§ **WHAT THIS TASK INVOLVES**:
Pictures excluded, return the lines below from the first through the line holding "plt.rcParams['mathtext.fontset'] = 'stix'".
#### SOURCE EXCERPT
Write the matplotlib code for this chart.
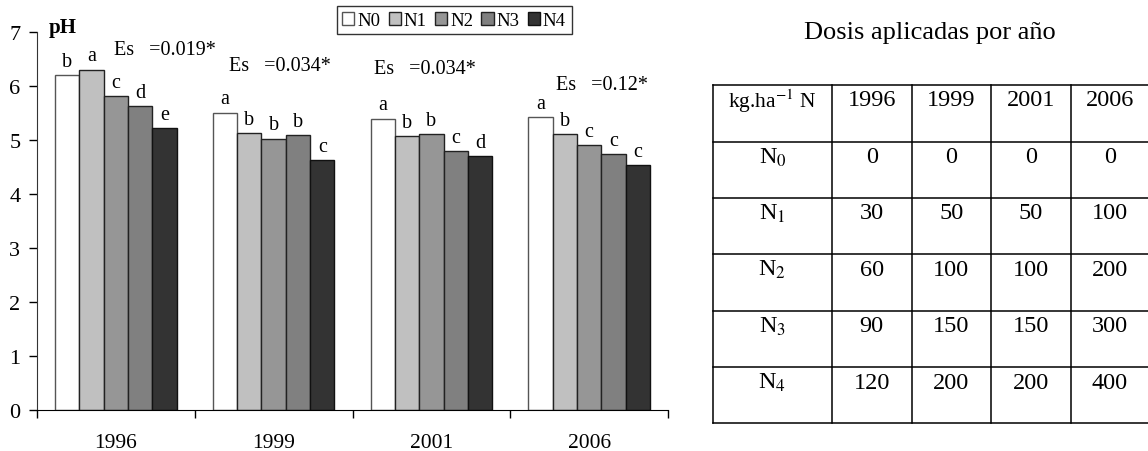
import numpy as np
import matplotlib.pyplot as plt
from matplotlib.patches import Patch

plt.rcParams['font.family'] = ['Liberation Serif', 'DejaVu Serif']
plt.rcParams['mathtext.fontset'] = 'stix'

# Data
years = ["1996", "1999", "2001", "2006"]
treatments = ["N0", "N1", "N2", "N3", "N4"]
ph = {
    "N0": [6.20, 5.51, 5.40, 5.43],
    "N1": [6.31, 5.13, 5.08, 5.11],
    "N2": [5.81, 5.03, 5.11, 4.91],
    "N3": [5.63, 5.10, 4.79, 4.74],
    "N4": [5.23, 4.63, 4.71, 4.53],
}
letters = {
    "N0": ["b", "a", "a", "a"],
    "N1": ["a", "b", "b", "b"],
    "N2": ["c", "b", "b", "c"],
    "N3": ["d", "b", "c", "c"],
    "N4": ["e", "c", "d", "c"],
}
es_values = ["0.019", "0.034", "0.034", "0.12"]

# Table data
table_header = ["kg.ha$^{-1}$ N", "1996", "1999", "2001", "2006"]
table_rows = ["N$_0$", "N$_1$", "N$_2$", "N$_3$", "N$_4$"]
doses = [
    [0, 0, 0, 0],
    [30, 50, 50, 100],
    [60, 100, 100, 200],
    [90, 150, 150, 300],
    [120, 200, 200, 400],
]

colors = ["#ffffff", "#c0c0c0", "#969696", "#808080", "#333333"]
edges = ["#555555", "#222222", "#222222", "#222222", "#111111"]

# Figure
fig = plt.figure(figsize=(11.48, 4.52), dpi=100)
ax = fig.add_axes([37 / 1148, 1 - 410.7 / 452, 631 / 1148, 377.4 / 452])

bw = 0.154
x = np.arange(len(years)) + 0.5
for i, t in enumerate(treatments):
    xs = x + (i - 2) * bw
    ax.bar(xs, ph[t], width=bw, color=colors[i], edgecolor=edges[i], linewidth=1.0)
    for xi, v, lab in zip(xs, ph[t], letters[t]):
        ax.annotate(lab, (xi, v), xytext=(0, 3), textcoords="offset points",
                    ha="center", va="bottom", fontsize=14.5)

# Es labels
es_pos = [(0.81, 6.69), (1.54, 6.38), (2.46, 6.32), (3.58, 6.04)]
for (ex, ey), val in zip(es_pos, es_values):
    ax.text(ex, ey, "Es   =" + val + "*", ha="center", va="center", fontsize=14.5)

ax.set_xlim(0, 4)
ax.set_ylim(0, 7)
ax.set_yticks(range(0, 8))
ax.set_xticks(range(0, 5))
ax.set_xticklabels([])
ax.set_xticks(x, minor=True)
ax.set_xticklabels(years, minor=True, fontsize=15.5)
ax.tick_params(axis="x", which="minor", length=0, pad=17)
ax.tick_params(axis="x", which="major", direction="out", length=6, width=1)
ax.tick_params(axis="y", direction="out", length=6, width=1, labelsize=16, pad=6)
ax.spines["top"].set_visible(False)
ax.spines["right"].set_visible(False)
ax.spines["left"].set_color("#333333")
ax.text(0.018, 7.1, "pH", fontsize=15, fontweight="bold", ha="left", va="center",
        transform=ax.get_yaxis_transform())

handles = [Patch(facecolor=colors[i], edgecolor=edges[i], label=t) for i, t in enumerate(treatments)]
leg = fig.legend(handles=handles, loc="upper center", bbox_to_anchor=(454 / 1148, 1 - 7 / 452),
                 ncol=5, fontsize=13.5, handlelength=0.65, handleheight=0.7, handletextpad=0.15,
                 columnspacing=0.45, borderpad=0.3, borderaxespad=0, fancybox=False,
                 frameon=True)
leg.get_frame().set_edgecolor("black")
leg.get_frame().set_linewidth(1.0)

# Table drawn in pixel coordinates
tax = fig.add_axes([0, 0, 1, 1])
tax.set_xlim(0, 1148)
tax.set_ylim(452, 0)
tax.axis("off")

col_edges = [713.3, 831.7, 911.7, 990.7, 1070.7, 1150]
row_edges = [86, 142.7, 198.7, 255.3, 311.7, 368.3, 424.3]
for cx in col_edges:
    tax.plot([cx, cx], [row_edges[0], row_edges[-1]], color="black", lw=1.1)
for ry in row_edges:
    tax.plot([col_edges[0], col_edges[-1]], [ry, ry], color="black", lw=1.1)

tax.text(930, 33, "Dosis aplicadas por año", ha="center", va="center", fontsize=19)

centers = [(a + b) / 2 for a, b in zip(col_edges[:-1], col_edges[1:])]
centers[-1] = 1110
for j, h in enumerate(table_header):
    tax.text(centers[j], row_edges[0] + 15, h, ha="center", va="center",
             fontsize=15.5 if j == 0 else 17.5)
for r, (name, vals) in enumerate(zip(table_rows, doses)):
    yy = row_edges[r + 1] + 15
    tax.text(centers[0], yy, name, ha="center", va="center", fontsize=17.5)
    for j, v in enumerate(vals):
        tax.text(centers[j + 1], yy, str(v), ha="center", va="center", fontsize=17.5)

fig.savefig("out.png", dpi=100)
########
§ **RESPONSE FOR THIS EXERCISE**:
Write the matplotlib code for this chart.
import numpy as np
import matplotlib.pyplot as plt
from matplotlib.patches import Patch

plt.rcParams['font.family'] = ['Liberation Serif', 'DejaVu Serif']
plt.rcParams['mathtext.fontset'] = 'stix'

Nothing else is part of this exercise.